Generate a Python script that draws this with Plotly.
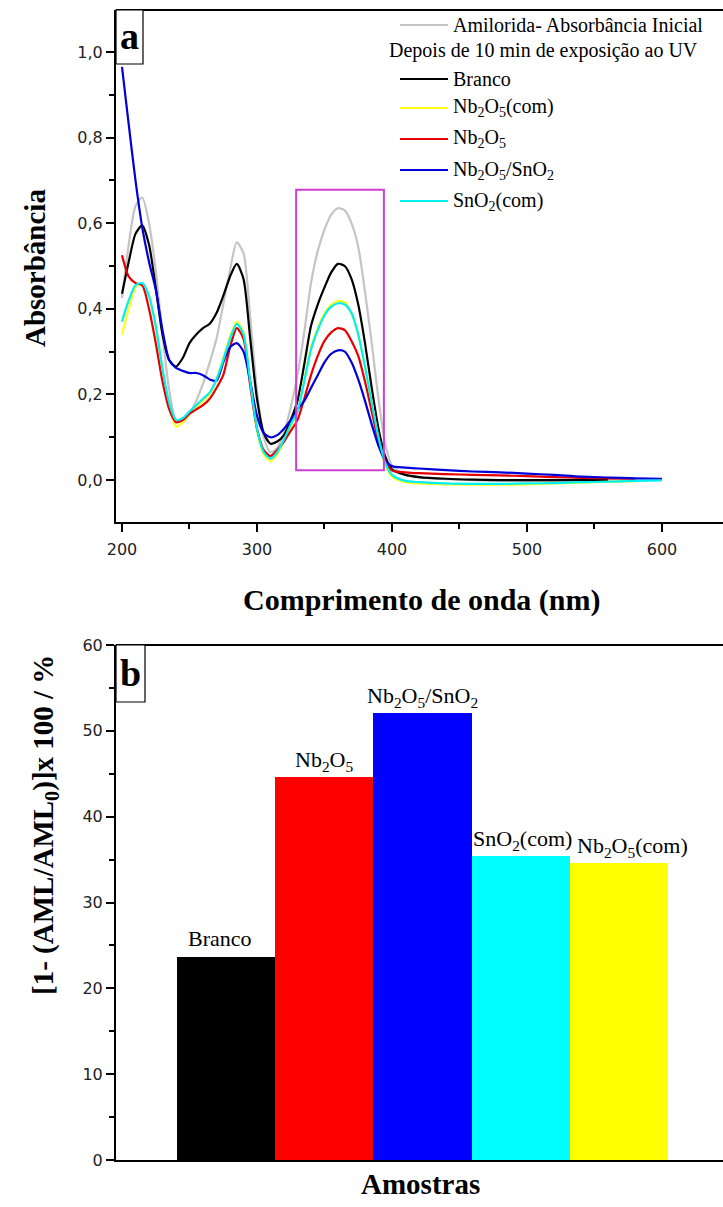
import plotly.graph_objects as go

W, H = 723, 1207

# ---------------- Panel (a): UV-Vis spectra ----------------
wavelength = [200, 205, 210, 215, 220, 225, 230, 235, 240, 245, 250, 255, 260, 265,
              270, 275, 280, 285, 290, 295, 300, 305, 310, 315, 320, 325, 330, 335,
              340, 345, 350, 355, 360, 365, 370, 375, 380, 385, 390, 395, 400, 410,
              420, 440, 460, 480, 500, 520, 540, 560, 580, 600]

absorb_inicial = [0.425, 0.55, 0.64, 0.66, 0.60, 0.49, 0.34, 0.21, 0.14, 0.135, 0.155, 0.185,
                  0.225, 0.275, 0.33, 0.41, 0.49, 0.555, 0.53, 0.38, 0.21, 0.10, 0.065, 0.075,
                  0.11, 0.17, 0.245, 0.345, 0.46, 0.535, 0.585, 0.62, 0.635, 0.63, 0.60, 0.545,
                  0.44, 0.32, 0.19, 0.085, 0.035, 0.012, 0.006, 0.002, 0.0, -0.002, -0.002,
                  -0.002, -0.001, 0.0, 0.0, 0.0]

branco = [0.435, 0.51, 0.575, 0.595, 0.55, 0.45, 0.34, 0.28, 0.265, 0.285, 0.32, 0.34,
          0.355, 0.365, 0.39, 0.43, 0.475, 0.505, 0.47, 0.33, 0.19, 0.11, 0.085, 0.09,
          0.105, 0.14, 0.185, 0.27, 0.36, 0.41, 0.45, 0.485, 0.505, 0.50, 0.47, 0.41,
          0.32, 0.215, 0.12, 0.055, 0.025, 0.012, 0.007, 0.003, 0.001, 0.0, 0.0, 0.0,
          0.0, 0.0, None, None]

nb2o5_com = [0.34, 0.40, 0.45, 0.46, 0.43, 0.36, 0.255, 0.17, 0.125, 0.135, 0.155, 0.17,
             0.185, 0.20, 0.235, 0.285, 0.335, 0.37, 0.345, 0.23, 0.115, 0.06, 0.045, 0.06,
             0.09, 0.125, 0.16, 0.235, 0.31, 0.355, 0.39, 0.41, 0.418, 0.415, 0.39, 0.34,
             0.265, 0.18, 0.095, 0.035, 0.008, -0.005, -0.008, -0.01, -0.011, -0.011,
             -0.01, -0.008, -0.006, -0.004, -0.003, None]

nb2o5 = [0.525, 0.475, 0.46, 0.455, 0.40, 0.32, 0.23, 0.165, 0.135, 0.14, 0.155, 0.165,
         0.175, 0.19, 0.215, 0.245, 0.31, 0.355, 0.33, 0.22, 0.12, 0.07, 0.056, 0.07,
         0.09, 0.115, 0.14, 0.19, 0.245, 0.29, 0.325, 0.345, 0.355, 0.35, 0.325, 0.29,
         0.23, 0.16, 0.09, 0.045, 0.022, 0.018, 0.016, 0.014, 0.012, 0.011, 0.009,
         0.007, 0.005, 0.004, 0.003, None]

nb2o5_sno2 = [0.965, 0.83, 0.70, 0.59, 0.51, 0.445, 0.35, 0.28, 0.262, 0.255, 0.25, 0.25,
              0.245, 0.235, 0.232, 0.275, 0.31, 0.32, 0.30, 0.23, 0.15, 0.11, 0.10, 0.105,
              0.12, 0.14, 0.165, 0.185, 0.215, 0.245, 0.275, 0.295, 0.303, 0.30, 0.275,
              0.235, 0.185, 0.13, 0.08, 0.045, 0.032, 0.029, 0.027, 0.023, 0.02, 0.018,
              0.015, 0.012, 0.008, 0.006, 0.004, 0.003]

sno2_com = [0.37, 0.42, 0.455, 0.46, 0.43, 0.36, 0.26, 0.18, 0.14, 0.145, 0.16, 0.175,
            0.19, 0.205, 0.235, 0.28, 0.33, 0.365, 0.34, 0.23, 0.12, 0.065, 0.05, 0.065,
            0.095, 0.13, 0.16, 0.23, 0.305, 0.35, 0.385, 0.405, 0.413, 0.41, 0.39, 0.34,
            0.265, 0.18, 0.10, 0.04, 0.012, -0.002, -0.005, -0.008, -0.009, -0.009,
            -0.008, -0.007, -0.005, -0.004, -0.002, -0.001]

spectra_names = ["Amilorida- Absorbância Inicial", "Branco", "Nb<sub>2</sub>O<sub>5</sub>(com)",
                 "Nb<sub>2</sub>O<sub>5</sub>", "Nb<sub>2</sub>O<sub>5</sub>/SnO<sub>2</sub>",
                 "SnO<sub>2</sub>(com)"]
spectra_values = [absorb_inicial, branco, nb2o5_com, nb2o5, nb2o5_sno2, sno2_com]
spectra_colors = ["#c4c4c4", "#000000", "#ffff1a", "#e60000", "#0000d8", "#00f0f0"]

x_ticks_a = [200, 300, 400, 500, 600]
y_ticks_a = [0.0, 0.2, 0.4, 0.6, 0.8, 1.0]

# highlighted region around the 362 nm band
zoom_box = dict(x0=329, x1=394, y0=0.023, y1=0.678)

# ---------------- Panel (b): degradation bars ----------------
amostras = ["Branco", "Nb2O5", "Nb2O5/SnO2", "SnO2(com)", "Nb2O5(com)"]
amostra_labels = ["Branco", "Nb<sub>2</sub>O<sub>5</sub>", "Nb<sub>2</sub>O<sub>5</sub>/SnO<sub>2</sub>",
                  "SnO<sub>2</sub>(com)", "Nb<sub>2</sub>O<sub>5</sub>(com)"]
degradacao = [23.6, 44.6, 52.1, 35.4, 34.6]
bar_colors = ["#000000", "#ff0000", "#0000ff", "#00ffff", "#ffff00"]
label_xshift = [-6, 0, 0, 2, 14]
label_yshift = [4, 0, 0, 0, 0]
y_ticks_b = [0, 10, 20, 30, 40, 50, 60]


def fx(px):
    return px / W


def fy(py):
    return 1 - py / H


SERIF = "Liberation Serif"
SANS = "DejaVu Sans"
TICK_FONT = dict(family=SANS, size=16, color="#222222")

fig = go.Figure()

for name, vals, col in zip(spectra_names, spectra_values, spectra_colors):
    fig.add_trace(go.Scatter(
        x=wavelength, y=vals, mode="lines", name=name,
        line=dict(color=col, width=2.2, shape="spline", smoothing=0.7),
        showlegend=False, xaxis="x", yaxis="y", connectgaps=False))

fig.add_trace(go.Bar(
    x=amostras, y=degradacao, marker=dict(color=bar_colors, line=dict(width=0)),
    showlegend=False, xaxis="x2", yaxis="y2", width=1.0))

axis_common = dict(showline=True, linecolor="black", linewidth=2, ticks="outside",
                   tickcolor="black", tickwidth=2, ticklen=8, showgrid=False,
                   zeroline=False, tickfont=TICK_FONT, automargin=False)

fig.update_layout(
    width=W, height=H, margin=dict(l=0, r=0, t=0, b=0, pad=0, autoexpand=False),
    paper_bgcolor="white", plot_bgcolor="white",
    separators=",.",
    bargap=0,
    xaxis=dict(domain=[fx(116), 1], range=[195.56, 645.2], anchor="y",
               tickvals=x_ticks_a, ticklabelstandoff=4,
               minor=dict(dtick=50, tick0=200, ticks="outside", ticklen=5, tickwidth=1.5,
                          tickcolor="black"),
               **axis_common),
    yaxis=dict(domain=[fy(522), fy(10)], range=[-0.098, 1.098], anchor="x",
               tickvals=y_ticks_a, tickformat=".1f",
               minor=dict(dtick=0.1, tick0=0, ticks="outside", ticklen=5, tickwidth=1.5,
                          tickcolor="black"),
               **axis_common),
    xaxis2=dict(domain=[fx(116), 1], range=[-1.12, 5.06], anchor="y2",
                showticklabels=False, showline=True, linecolor="black", linewidth=2,
                ticks="", showgrid=False, zeroline=False, automargin=False),
    yaxis2=dict(domain=[fy(1160), fy(645)], range=[0, 60], anchor="x2",
                tickvals=y_ticks_b,
                minor=dict(dtick=5, tick0=0, ticks="outside", ticklen=5, tickwidth=1.5,
                           tickcolor="black"),
                **axis_common),
)

shapes = []
annotations = []

# top frame lines of both panels
for top in (10, 645):
    shapes.append(dict(type="line", xref="paper", yref="paper",
                       x0=fx(116), x1=1, y0=fy(top), y1=fy(top),
                       line=dict(color="black", width=2)))

# panel letter boxes
for letter, (x0, x1, y0, y1) in (("a", (116, 143, 10, 64)), ("b", (116, 145, 645, 702))):
    shapes.append(dict(type="rect", xref="paper", yref="paper",
                       x0=fx(x0), x1=fx(x1), y0=fy(y1), y1=fy(y0),
                       line=dict(color="black", width=1.2), fillcolor="white"))
    annotations.append(dict(text=f"<b>{letter}</b>", xref="paper", yref="paper",
                            x=fx((x0 + x1) / 2), y=fy((y0 + y1) / 2 - 1),
                            showarrow=False, xanchor="center", yanchor="middle",
                            font=dict(family=SERIF, size=38, color="black")))

# highlighted band region
shapes.append(dict(type="rect", xref="x", yref="y", **zoom_box,
                   line=dict(color="#cf3fd2", width=2)))

# legend of panel (a)
legend_rows = [25, 79, 108, 139, 170, 201]
for row, name, col in zip(legend_rows, spectra_names, spectra_colors):
    shapes.append(dict(type="line", xref="paper", yref="paper",
                       x0=fx(400), x1=fx(448), y0=fy(row), y1=fy(row),
                       line=dict(color=col, width=2.2)))
    annotations.append(dict(text=name, xref="paper", yref="paper", x=fx(451), y=fy(row),
                            showarrow=False, xanchor="left", yanchor="middle",
                            font=dict(family=SERIF, size=20, color="black")))
annotations.append(dict(text="Depois de 10 min de exposição ao UV", xref="paper",
                        yref="paper", x=fx(387), y=fy(51), showarrow=False,
                        xanchor="left", yanchor="middle",
                        font=dict(family=SERIF, size=20, color="black")))

# axis titles
annotations.append(dict(text="<b>Absorbância</b>", xref="paper", yref="paper",
                        x=fx(35), y=fy(268), textangle=-90, showarrow=False,
                        xanchor="center", yanchor="middle",
                        font=dict(family=SERIF, size=29, color="black")))
annotations.append(dict(text="<b>Comprimento de onda (nm)</b>", xref="paper", yref="paper",
                        x=fx(422), y=fy(600), showarrow=False,
                        xanchor="center", yanchor="middle",
                        font=dict(family=SERIF, size=30, color="black")))
annotations.append(dict(text="<b>[1- (AML/AML<sub>0</sub>)]x 100 / %</b>", xref="paper",
                        yref="paper", x=fx(45), y=fy(825), textangle=-90, showarrow=False,
                        xanchor="center", yanchor="middle",
                        font=dict(family=SERIF, size=29, color="black")))
annotations.append(dict(text="<b>Amostras</b>", xref="paper", yref="paper",
                        x=fx(420), y=fy(1184), showarrow=False,
                        xanchor="center", yanchor="middle",
                        font=dict(family=SERIF, size=29, color="black")))

# value labels above bars
for cat, lab, val, dx, dy in zip(amostras, amostra_labels, degradacao,
                                 label_xshift, label_yshift):
    annotations.append(dict(text=lab, xref="x2", yref="y2", x=cat, y=val,
                            showarrow=False, xanchor="center", yanchor="bottom",
                            yshift=dy, xshift=dx,
                            font=dict(family=SERIF, size=22, color="black")))

fig.update_layout(shapes=shapes, annotations=annotations)

fig.write_html("out.html", post_script="document.body.style.margin='0px';")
========================
## Exercise instructions
Please extract exactly the lines of the data, from the first through the line containing "0.0, 0.0, None, None]", and add no pictures to the copy.

## Result of this task
Generate a Python script that draws this with Plotly.
import plotly.graph_objects as go

W, H = 723, 1207

# ---------------- Panel (a): UV-Vis spectra ----------------
wavelength = [200, 205, 210, 215, 220, 225, 230, 235, 240, 245, 250, 255, 260, 265,
              270, 275, 280, 285, 290, 295, 300, 305, 310, 315, 320, 325, 330, 335,
              340, 345, 350, 355, 360, 365, 370, 375, 380, 385, 390, 395, 400, 410,
              420, 440, 460, 480, 500, 520, 540, 560, 580, 600]

absorb_inicial = [0.425, 0.55, 0.64, 0.66, 0.60, 0.49, 0.34, 0.21, 0.14, 0.135, 0.155, 0.185,
                  0.225, 0.275, 0.33, 0.41, 0.49, 0.555, 0.53, 0.38, 0.21, 0.10, 0.065, 0.075,
                  0.11, 0.17, 0.245, 0.345, 0.46, 0.535, 0.585, 0.62, 0.635, 0.63, 0.60, 0.545,
                  0.44, 0.32, 0.19, 0.085, 0.035, 0.012, 0.006, 0.002, 0.0, -0.002, -0.002,
                  -0.002, -0.001, 0.0, 0.0, 0.0]

branco = [0.435, 0.51, 0.575, 0.595, 0.55, 0.45, 0.34, 0.28, 0.265, 0.285, 0.32, 0.34,
          0.355, 0.365, 0.39, 0.43, 0.475, 0.505, 0.47, 0.33, 0.19, 0.11, 0.085, 0.09,
          0.105, 0.14, 0.185, 0.27, 0.36, 0.41, 0.45, 0.485, 0.505, 0.50, 0.47, 0.41,
          0.32, 0.215, 0.12, 0.055, 0.025, 0.012, 0.007, 0.003, 0.001, 0.0, 0.0, 0.0,
          0.0, 0.0, None, None]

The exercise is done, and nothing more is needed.